Bariatric Surgery is often touted as a magic bullet, a life saver for people whose weight is perceived as detrimental to their health. There is no doubt that it works – patients often lose a significant amount of weight. But the story does not end there. The enthusiasm for this surgery underlies a cultural distain for those whose bodies don’t conform to our westernised standards of what is acceptable. In this session we look at the way medical professionals interact with people deemed overweight or obese. Our panel will discuss their experiences with bariatric surgery both as health professionals and on a personal level; before, during and after surgery.
Dr Amanda Villis
Dr Amanda Villis is a GP based in Western Australia. She completed her medical training in Perth before moving to the small town of Mount Barker in 2012 where she now practices.
Dr Rebecca Quake
Dr Rebecca Quake is a Melbourne Uni graduate who has practiced as a GP for over 10 years. She has worked around Australia and recently returned from a stint in Canada.

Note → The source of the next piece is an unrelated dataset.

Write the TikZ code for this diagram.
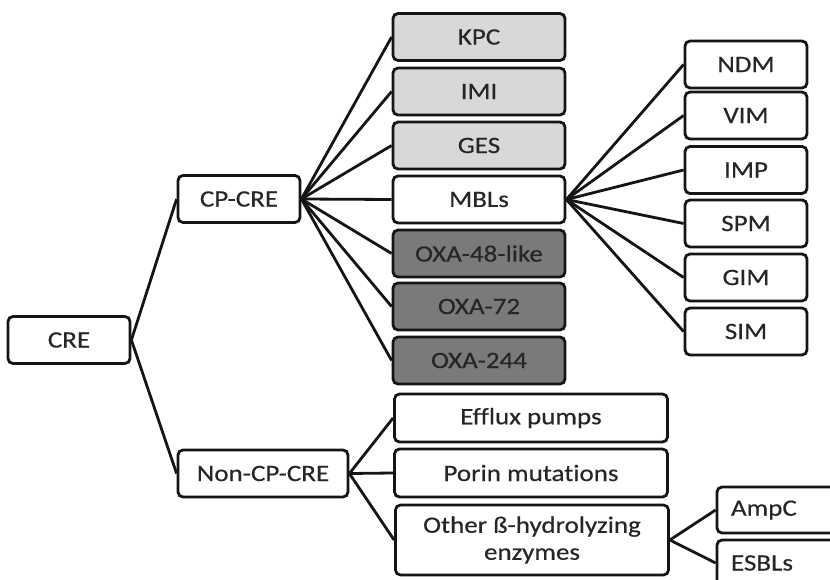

She has worked in several different fields in medicine including: Forensics, Family Planning, Health Technology & Information and Indigenous Health. She has a special interest in in Women’s Health and Mental Health.
Dr Shannon McCarthy
Dr Shannon McCarthy completed her medical degree at the University of Tasmania in 2006 and completed her physician training at Barwon Health, Western Health and Ballarat Base Hospital. In 2014-15 she was a fellow in the Clinical Trials Unit at Barwon Health. She now practices as an endocrinologist in Victoria.
Ms Leonie Henderson
Leonie Henderson works in the quality unit at Northern Health. She has also set up an obesity in pregnancy antenatal clinic.